Patent Office Proposes New Materiality Rules
On July 21st, the Patent Office published a notice of proposed rulemaking, in the wake of the Therasense decision (a copy is found at the end of this post), awkwardly entitled “Revision of the Materiality to Patentability Standard for the Duty to Disclose Information in Patent Applications” 76 Fed. Reg. 43631 (July 21, 2011). The declared intent of the rules is just that – “to revise the materiality standard as defined in Therasense, for the inequitable conduct doctrine.” The new standard is intended to reduce “the incentive to submit [IDS] statements containing marginally relevant information and [to enable] applicants to be more forthcoming and helpful to the Office.”
The text goes on to explain that in Therasense, the Court defined materiality using a “but-for-plus” standard. But just what does the “but-for-plus” standard comprise? The Court in Therasense declined to adopt Section 1.56(b) as it now stands in defining inequitable conduct. Current Rule 1.56(b) says that information is material if it is not cumulative and (1) it establishes, by itself or in combination with other information, a prima-facie case of unpatentability of a claim, or (2) it refutes or is inconsistent with a position, etc. [read McKesson – copy is found at the end of this post].The Court rejected part (1) because it gave no weight to rebuttal evidence and rejected part (2) because it “anything bearing any relation to obviousness could be found material” when unobviousness is an issue. McKesson, slip. op. at 33-34.
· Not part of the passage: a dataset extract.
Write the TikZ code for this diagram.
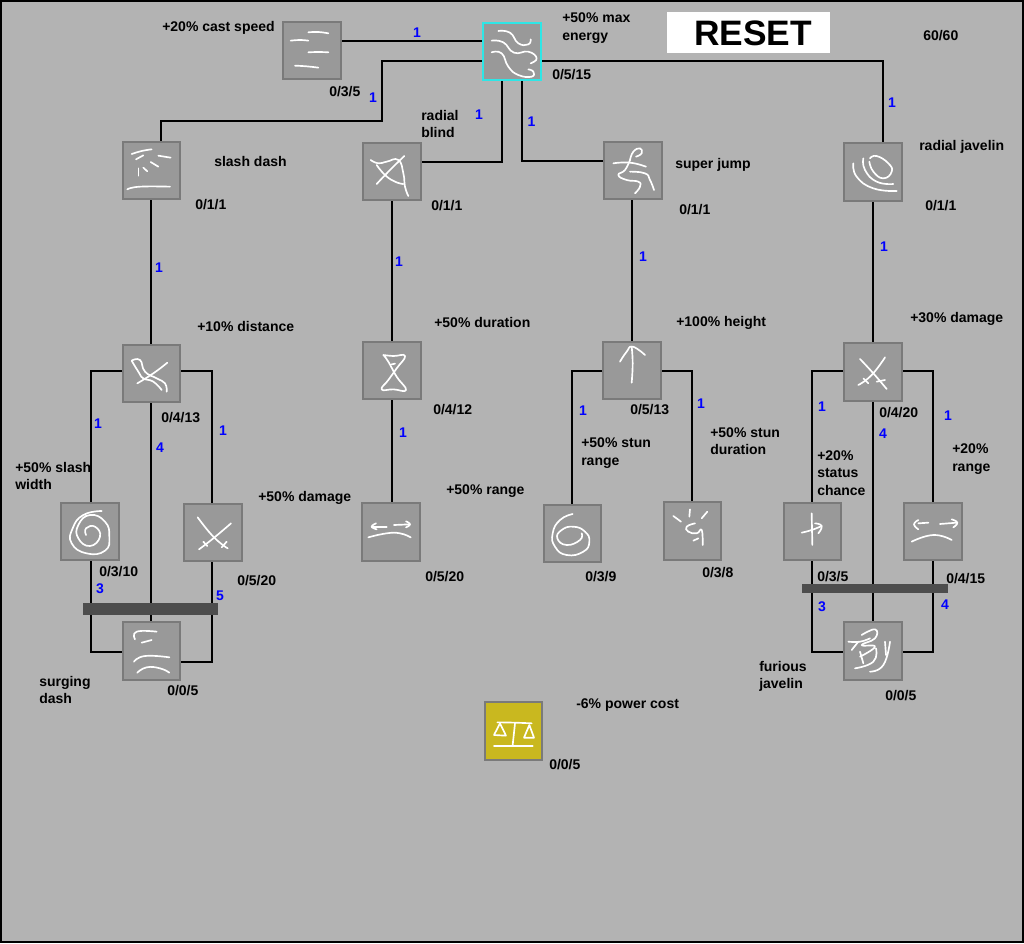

The proposed revision to Section 1.56(b) “would provide that information is material to patentability if (1) the Office would not allow a claim if it were aware of the information, applying the preponderance of the evidence standard and giving the claim its broadest reasonable construction; or (2) the applicant engages in affirmative egregious misconduct before the Office as to the information. As stated in Therasense, neither mere nondisclosure of information to the Office nor failure to mention information in an affidavit, declaration or other statement to the Office [meets this misconduct standard]” The text notes that, under the “but-for-plus” standard, information is not material if the claim is allowable under the examination standards of part (1) and if there was not egregious conduct under part (2). Fed. Reg. at 43631. The text reaffirms that there is no duty to submit information that is not material and that IDS’s are not to be treated as admissions of unpatentability for any claim. A similar revision is proposed for Section 1.555. That’s it.
That’s it? So the “but-for-plus” standard is “but for” plus egregious misconduct regarding the information in question. But the Fed. Cir. discarded the simple “but for” test of Section 1.56(b)(1), summarized above. The proposed revisions should make it clear that information is not material unless a claim would not be allowable under the preponderance of evidence standard, giving the claim its broadest reasonable construction (the Therasense court endorsed these standards), in view of all of evidence made of record by both the Examiner and the applicant. My italicized phrase was specifically endorsed by the Fed. Cir. in Therasense (see slip. op. at 33), and the Office should make it clear that the old “establishes a prima-facie case of unobviousness” standard is dead.
I would also like the Office to affirm that withholding information material to a claim that is cancelled, that is not material to the claims that eventually issue, cannot provide a basis for a Rule 56 violation. This was implicitly stated in Therasense: “[The inequitable conduct doctrine] should only be applied in instances where the patentee’s misconduct resulted in the unfair benefit of receiving an unwarranted claim.”[slip op. at 28, emphasis added]. Rule 1.56(a) is ambiguous on this point. Although not affirmed – or specifically criticized – by the Therasense court, I think that the Office should reaffirm that information that is cumulative to information already considered is not material.
Even if the PTO limits itself to egregious misconduct relating to the duty to disclose material prior art, it is not equipped to examine the thought processes of the actors involved in a decision not to disclose prior art. Judges can and must resolve such issues when they are ruling on charges of inequitable conduct, but they are sitting in equity, and are charged with determining just how bad the behavior of the chargee has been. However, Judges have the benefit of trial testimony, exhibits, and the fruits of exhaustive discovery. This is not a role that Patent Examiners are trained to assume. Will these rules require revival of the “Fraud Squad,” that will review reports from Examiners who feel that applicants have badly “misbehaved”? Or will “egregious misconduct” rulings ultimately be left to the courts, as findings of “fraud on the Office” have been. The comments on these proposed rules, which seem far from final, should be interesting.